How could I know that I’d meet a great guy? Because I would have had to know in order to start myself on the path to poor finances that I’m at now. Or, alternatively, how did my poor finances cause me to meet this guy? I don’t think it’s quite that related. The luck is independent, somehow. It’s just there as an average, a balance.

The Mac, of course, completely disagrees with my theory. He has experienced an extended patch of Very Bad to just Plain Ol’ Bad luck. His house was broken-into, and those fuckers stole a bunch of stuff, including The Mac’s irreplaceable thesis. His car broke down and was VERY expensive to fix. The Mac cannot work in America because he is on a Student Visa, so he can’t just make money. The Mac’s other car’s air conditioning malfunctioned and needed to be fixed for more money. The Mac has no prospects on the go for a romantic liaison, although he is very cool, deserving and a “good catch”.

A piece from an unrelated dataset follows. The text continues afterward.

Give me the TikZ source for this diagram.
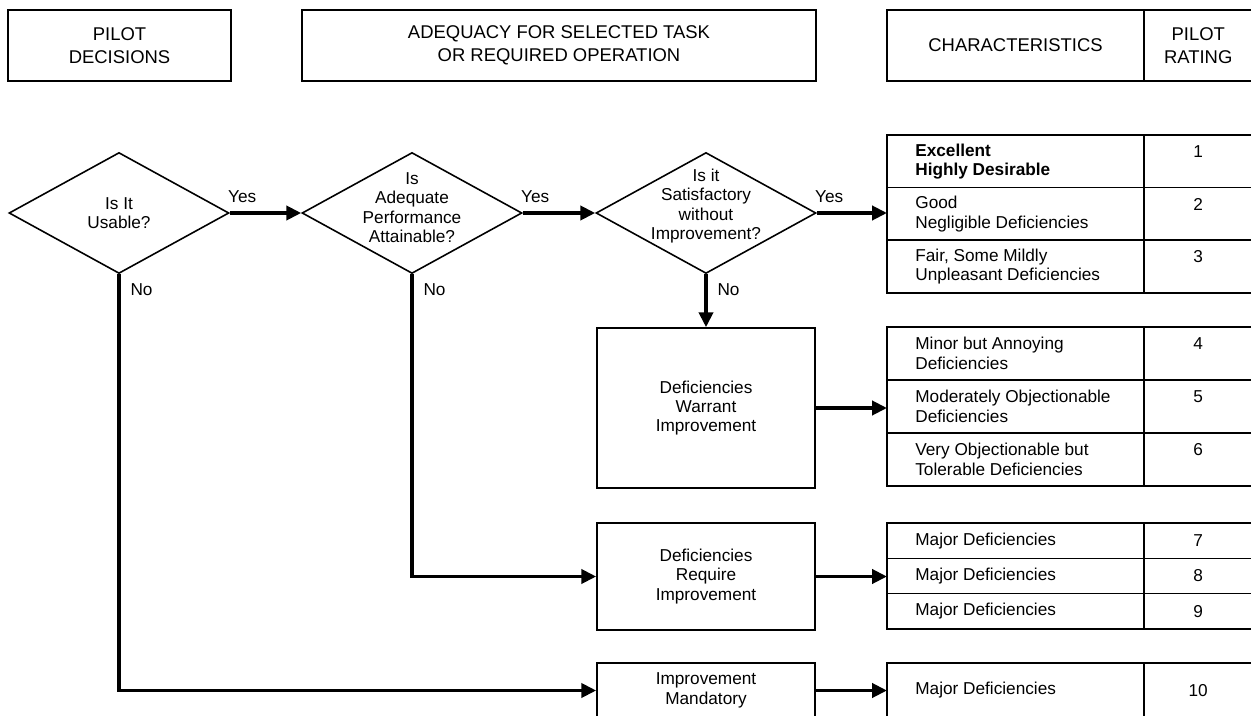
\documentclass[tikz,border=0pt]{standalone}
\usepackage{fontspec}
\setmainfont{Liberation Sans}
\usetikzlibrary{positioning,arrows.meta,shapes.geometric}

\begin{document}
\begin{tikzpicture}[x=0.02cm, y=-0.02cm, >={Triangle[length=8.5pt,width=8pt]},
      font=\fontsize{9.8}{11}\selectfont,
      hdr/.style={draw, line width=0.9pt, outer sep=0pt, inner sep=0pt, minimum height=1.42cm,
        align=center, font=\fontsize{10.5}{13}\selectfont},
      dec/.style={diamond, draw, line width=0.9pt, inner sep=0pt, minimum width=4.4cm, minimum height=2.42cm},
      qtxt/.style={align=center, inner sep=0pt},
      act/.style={draw, line width=0.9pt, minimum width=4.36cm, align=center},
      cell/.style={draw, line width=0.9pt, outer sep=0pt, inner sep=0pt, minimum width=5.14cm},
      num/.style={draw, line width=0.9pt, outer sep=0pt, inner sep=0pt, minimum width=2.17cm, align=center},
      txt/.style={align=left, inner sep=0pt},
      flow/.style={line width=2.1pt},
      lab/.style={inner sep=0pt}]
      \path[use as bounding box, fill=white] (0,0) rectangle (1251,716);

      % column heads
      \node[hdr, minimum width=4.46cm] (hdec) at (119.5,45.5) {PILOT\\DECISIONS};
      \node[hdr, minimum width=10.28cm] (hadq) at (559,45.5) {ADEQUACY FOR SELECTED TASK\\OR REQUIRED OPERATION};
      \node[hdr, minimum width=5.14cm] (hchar) at (1015.5,45.5) {CHARACTERISTICS};
      \node[hdr, minimum width=2.17cm, right=0pt of hchar] (hrate) {PILOT\\RATING};

      % decisions
      \node[dec] (d1) at (119,213) {};
      \node[qtxt] (q1) at (d1) {Is It\\Usable?};
      \node[dec] (d2) at (412,213) {};
      \node[qtxt] (q2) at ([yshift=3pt]d2.center) {Is\\Adequate\\Performance\\Attainable?};
      \node[dec] (d3) at (706,213) {};
      \node[qtxt] (q3) at ([yshift=4pt]d3.center) {Is it\\Satisfactory\\without\\Improvement?};

      % adequacy boxes
      \node[act, minimum height=3.2cm] (bw) at (706,408) {Deficiencies\\Warrant\\Improvement};
      \node[act, minimum height=2.14cm] (br) at (706,576.5) {Deficiencies\\Require\\Improvement};
      \node[act, minimum height=1.1cm] (bm) at (706,690.5) {Improvement\\Mandatory};

      % ratings 1-3
      \node[cell, minimum height=1.053cm, anchor=north west] (c1) at (887,135) {};
      \node[cell, minimum height=1.053cm, below=0pt of c1] (c2) {};
      \node[cell, minimum height=1.053cm, below=0pt of c2] (c3) {};
      \node[txt, font=\fontsize{9.8}{11}\selectfont\bfseries, right=0.56cm of c1.west] (t1) {Excellent\\Highly Desirable};
      \node[txt, right=0.56cm of c2.west] (t2) {Good\\Negligible Deficiencies};
      \node[txt, right=0.56cm of c3.west] (t3) {Fair, Some Mildly\\Unpleasant Deficiencies};
      \node[num, minimum height=1.053cm, right=0pt of c1] (n1) {1\\\mbox{}};
      \node[num, minimum height=1.053cm, right=0pt of c2] (n2) {2\\\mbox{}};
      \node[num, minimum height=1.053cm, right=0pt of c3] (n3) {3\\\mbox{}};

      % ratings 4-6
      \node[cell, minimum height=1.06cm, anchor=north west] (c4) at (887,327) {};
      \node[cell, minimum height=1.06cm, below=0pt of c4] (c5) {};
      \node[cell, minimum height=1.06cm, below=0pt of c5] (c6) {};
      \node[txt, right=0.56cm of c4.west] (t4) {Minor but Annoying\\Deficiencies};
      \node[txt, right=0.56cm of c5.west] (t5) {Moderately Objectionable\\Deficiencies};
      \node[txt, right=0.56cm of c6.west] (t6) {Very Objectionable but\\Tolerable Deficiencies};
      \node[num, minimum height=1.06cm, right=0pt of c4] (n4) {4\\\mbox{}};
      \node[num, minimum height=1.06cm, right=0pt of c5] (n5) {5\\\mbox{}};
      \node[num, minimum height=1.06cm, right=0pt of c6] (n6) {6\\\mbox{}};

      % ratings 7-9
      \node[cell, minimum height=0.707cm, anchor=north west] (c7) at (887,523) {};
      \node[cell, minimum height=0.707cm, below=0pt of c7] (c8) {};
      \node[cell, minimum height=0.707cm, below=0pt of c8] (c9) {};
      \node[txt, right=0.56cm of c7.west] (t7) {Major Deficiencies};
      \node[txt, right=0.56cm of c8.west] (t8) {Major Deficiencies};
      \node[txt, right=0.56cm of c9.west] (t9) {Major Deficiencies};
      \node[num, minimum height=0.707cm, right=0pt of c7] (n7) {7};
      \node[num, minimum height=0.707cm, right=0pt of c8] (n8) {8};
      \node[num, minimum height=0.707cm, right=0pt of c9] (n9) {9};

      % rating 10
      \node[cell, minimum height=1.1cm, anchor=north west] (c10) at (887,663) {};
      \node[txt, right=0.56cm of c10.west] (t10) {Major Deficiencies};
      \node[num, minimum height=1.1cm, right=0pt of c10] (n10) {10};

      % flow
      \draw[flow, ->] (d1.east) -- node[lab, pos=0, anchor=south west, xshift=-2pt, yshift=5pt] {Yes} (d2.west);
      \draw[flow, ->] (d2.east) -- node[lab, pos=0, anchor=south west, xshift=-2pt, yshift=5pt] {Yes} (d3.west);
      \draw[flow, ->] (d3.east) -- node[lab, pos=0, anchor=south west, xshift=-2pt, yshift=5pt] {Yes} (d3.east -| c2.west);
      \draw[flow, ->] (d3.south) -- node[lab, pos=0, anchor=north west, xshift=5.5pt, yshift=-4.5pt] {No} (bw.north);
      \draw[flow, ->] (d2.south) |- node[lab, pos=0, anchor=north west, xshift=5.5pt, yshift=-4.5pt] {No} (br.west);
      \draw[flow, ->] (d1.south) |- node[lab, pos=0, anchor=north west, xshift=5.5pt, yshift=-4.5pt] {No} (bm.west);
      \draw[flow, ->] (bw.east) -- (bw.east -| c5.west);
      \draw[flow, ->] (br.east) -- (br.east -| c8.west);
      \draw[flow, ->] (bm.east) -- (bm.east -| c10.west);
    \end{tikzpicture}
\end{document}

But The Mac forgets about the good things, like his pets, who are great. The Mac forgets that he has people who love him dearly and would do anything for him (including attempting to buy a door at Lowes, which is a dreadful task). The Mac forgets that he is on the road to Great Respect and a possibly prosperous career (if he can get this new thesis done in time!), something which none of our immediate family has done before. I’m not even sure the other people in the extended family have gotten doctorates, except maybe our cousin, Alan. He might have one, or then again, he might just have several undergrad degrees and a Master or two, and a lot of experience and a lucrative career in something to do with algorithms and computer stuff. Come to think of it, I can’t put my finger on any of the cousins who have doctorates.

Maybe The Mac’s recent bad luck is balancing out the extreme positive of a doctorate degree. Regardless, I believe it will all balance out in the end.